(STATED PROBLEM) Copy everything in the data below exactly except the pictures.

-- Start of COLLECTED MATERIAL --

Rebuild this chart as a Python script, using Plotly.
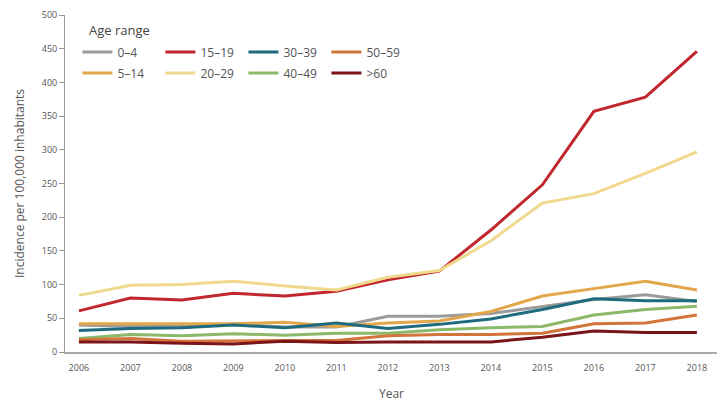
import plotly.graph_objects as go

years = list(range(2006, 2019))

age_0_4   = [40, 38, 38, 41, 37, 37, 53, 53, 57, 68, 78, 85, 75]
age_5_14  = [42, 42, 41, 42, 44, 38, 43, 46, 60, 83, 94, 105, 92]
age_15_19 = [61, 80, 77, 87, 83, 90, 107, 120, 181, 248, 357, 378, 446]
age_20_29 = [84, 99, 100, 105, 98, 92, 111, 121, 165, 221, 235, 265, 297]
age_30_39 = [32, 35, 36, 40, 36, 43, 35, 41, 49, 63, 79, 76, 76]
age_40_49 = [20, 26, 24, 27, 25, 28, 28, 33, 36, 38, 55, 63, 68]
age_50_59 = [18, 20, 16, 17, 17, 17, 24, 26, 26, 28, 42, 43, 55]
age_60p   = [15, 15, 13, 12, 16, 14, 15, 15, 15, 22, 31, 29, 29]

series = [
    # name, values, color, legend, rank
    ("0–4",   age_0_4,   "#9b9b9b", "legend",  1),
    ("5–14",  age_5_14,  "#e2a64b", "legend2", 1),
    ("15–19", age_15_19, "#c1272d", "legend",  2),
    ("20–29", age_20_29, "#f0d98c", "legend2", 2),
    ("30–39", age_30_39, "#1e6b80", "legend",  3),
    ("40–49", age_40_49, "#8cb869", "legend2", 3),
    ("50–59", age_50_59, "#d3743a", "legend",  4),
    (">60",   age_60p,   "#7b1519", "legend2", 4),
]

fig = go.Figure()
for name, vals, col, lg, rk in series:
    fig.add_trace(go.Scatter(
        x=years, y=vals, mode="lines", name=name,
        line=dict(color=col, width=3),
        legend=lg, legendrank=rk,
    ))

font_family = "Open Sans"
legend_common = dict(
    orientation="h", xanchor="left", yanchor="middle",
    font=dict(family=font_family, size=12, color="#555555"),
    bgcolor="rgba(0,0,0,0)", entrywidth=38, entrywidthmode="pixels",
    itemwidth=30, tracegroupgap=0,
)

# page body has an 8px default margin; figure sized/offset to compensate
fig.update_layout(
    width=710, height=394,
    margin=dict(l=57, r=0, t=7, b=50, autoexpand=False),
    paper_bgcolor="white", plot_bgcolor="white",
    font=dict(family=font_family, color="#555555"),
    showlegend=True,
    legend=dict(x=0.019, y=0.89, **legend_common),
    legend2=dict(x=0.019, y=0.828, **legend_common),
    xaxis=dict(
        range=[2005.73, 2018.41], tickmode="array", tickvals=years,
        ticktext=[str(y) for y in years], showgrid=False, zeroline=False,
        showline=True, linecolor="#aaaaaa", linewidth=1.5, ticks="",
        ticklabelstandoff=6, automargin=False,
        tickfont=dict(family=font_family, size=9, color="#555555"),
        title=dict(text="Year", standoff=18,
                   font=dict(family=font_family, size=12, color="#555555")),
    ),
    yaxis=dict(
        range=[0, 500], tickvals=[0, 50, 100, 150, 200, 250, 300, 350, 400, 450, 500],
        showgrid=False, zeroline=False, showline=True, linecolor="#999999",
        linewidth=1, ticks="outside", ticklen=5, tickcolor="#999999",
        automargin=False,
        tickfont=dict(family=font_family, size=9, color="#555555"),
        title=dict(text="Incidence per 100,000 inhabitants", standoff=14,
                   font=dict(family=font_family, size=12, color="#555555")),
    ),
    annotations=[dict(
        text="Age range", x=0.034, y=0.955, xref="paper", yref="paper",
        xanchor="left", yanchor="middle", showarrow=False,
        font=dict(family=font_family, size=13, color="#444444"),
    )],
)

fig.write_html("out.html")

-- End of COLLECTED MATERIAL --

(FINISHED TASK)
Rebuild this chart as a Python script, using Plotly.
import plotly.graph_objects as go

years = list(range(2006, 2019))

age_0_4   = [40, 38, 38, 41, 37, 37, 53, 53, 57, 68, 78, 85, 75]
age_5_14  = [42, 42, 41, 42, 44, 38, 43, 46, 60, 83, 94, 105, 92]
age_15_19 = [61, 80, 77, 87, 83, 90, 107, 120, 181, 248, 357, 378, 446]
age_20_29 = [84, 99, 100, 105, 98, 92, 111, 121, 165, 221, 235, 265, 297]
age_30_39 = [32, 35, 36, 40, 36, 43, 35, 41, 49, 63, 79, 76, 76]
age_40_49 = [20, 26, 24, 27, 25, 28, 28, 33, 36, 38, 55, 63, 68]
age_50_59 = [18, 20, 16, 17, 17, 17, 24, 26, 26, 28, 42, 43, 55]
age_60p   = [15, 15, 13, 12, 16, 14, 15, 15, 15, 22, 31, 29, 29]

series = [
    # name, values, color, legend, rank
    ("0–4",   age_0_4,   "#9b9b9b", "legend",  1),
    ("5–14",  age_5_14,  "#e2a64b", "legend2", 1),
    ("15–19", age_15_19, "#c1272d", "legend",  2),
    ("20–29", age_20_29, "#f0d98c", "legend2", 2),
    ("30–39", age_30_39, "#1e6b80", "legend",  3),
    ("40–49", age_40_49, "#8cb869", "legend2", 3),
    ("50–59", age_50_59, "#d3743a", "legend",  4),
    (">60",   age_60p,   "#7b1519", "legend2", 4),
]

fig = go.Figure()
for name, vals, col, lg, rk in series:
    fig.add_trace(go.Scatter(
        x=years, y=vals, mode="lines", name=name,
        line=dict(color=col, width=3),
        legend=lg, legendrank=rk,
    ))

font_family = "Open Sans"
legend_common = dict(
    orientation="h", xanchor="left", yanchor="middle",
    font=dict(family=font_family, size=12, color="#555555"),
    bgcolor="rgba(0,0,0,0)", entrywidth=38, entrywidthmode="pixels",
    itemwidth=30, tracegroupgap=0,
)

# page body has an 8px default margin; figure sized/offset to compensate
fig.update_layout(
    width=710, height=394,
    margin=dict(l=57, r=0, t=7, b=50, autoexpand=False),
    paper_bgcolor="white", plot_bgcolor="white",
    font=dict(family=font_family, color="#555555"),
    showlegend=True,
    legend=dict(x=0.019, y=0.89, **legend_common),
    legend2=dict(x=0.019, y=0.828, **legend_common),
    xaxis=dict(
        range=[2005.73, 2018.41], tickmode="array", tickvals=years,
        ticktext=[str(y) for y in years], showgrid=False, zeroline=False,
        showline=True, linecolor="#aaaaaa", linewidth=1.5, ticks="",
        ticklabelstandoff=6, automargin=False,
        tickfont=dict(family=font_family, size=9, color="#555555"),
        title=dict(text="Year", standoff=18,
                   font=dict(family=font_family, size=12, color="#555555")),
    ),
    yaxis=dict(
        range=[0, 500], tickvals=[0, 50, 100, 150, 200, 250, 300, 350, 400, 450, 500],
        showgrid=False, zeroline=False, showline=True, linecolor="#999999",
        linewidth=1, ticks="outside", ticklen=5, tickcolor="#999999",
        automargin=False,
        tickfont=dict(family=font_family, size=9, color="#555555"),
        title=dict(text="Incidence per 100,000 inhabitants", standoff=14,
                   font=dict(family=font_family, size=12, color="#555555")),
    ),
    annotations=[dict(
        text="Age range", x=0.034, y=0.955, xref="paper", yref="paper",
        xanchor="left", yanchor="middle", showarrow=False,
        font=dict(family=font_family, size=13, color="#444444"),
    )],
)

fig.write_html("out.html")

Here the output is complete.